Snježana Kordić's third monograph[22] deals with sociolinguistic topics, such as language policy in Croatia,[23] theory of pluricentric languages,[24] and how identity,[25] culture,[26] nation,[27] and history[28][29] can be misused by politically motivated linguists.[4][30][31][32] Kordić ascertains that since 1990, purism and prescriptivism have been the main features of language policy in Croatia.[33][34][35][36][37] A ban on certain words[38][39] perceived as "Serbian" (which were for the most part merely international) and the idea that a word is more "Croatian" if fewer Croats understood it,[40] resulted in the widespread impression that no one but a handful of linguists in Croatia knew the standard language.[41][42][43][44]

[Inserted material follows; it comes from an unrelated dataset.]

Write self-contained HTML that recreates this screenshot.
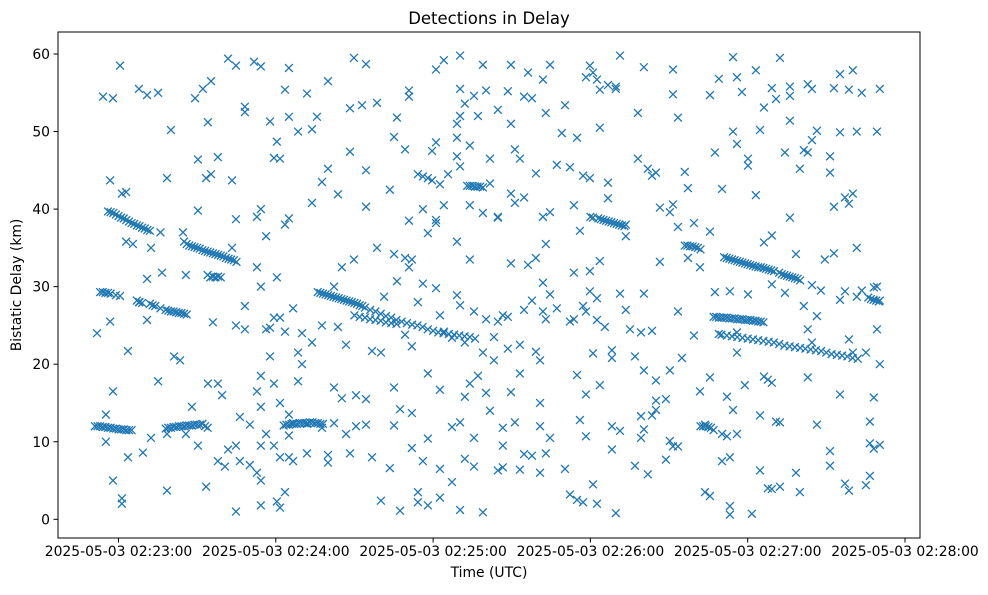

With a plethora of quotations[28][31][45] from German, French, Polish and English linguistic literature,
Kordić demonstrates that the language of Croats, Serbs, Bosniaks and Montenegrins is a polycentric language, with four standard variants spoken in Croatia, Serbia, Montenegro and Bosnia and Herzegovina.[24][46][47][48][49]
These variants do differ slightly, as is the case with other polycentric languages (English, German, French, Portuguese, and Spanish,[31][50] among others),[51]
but not to a degree which would justify considering them as different languages.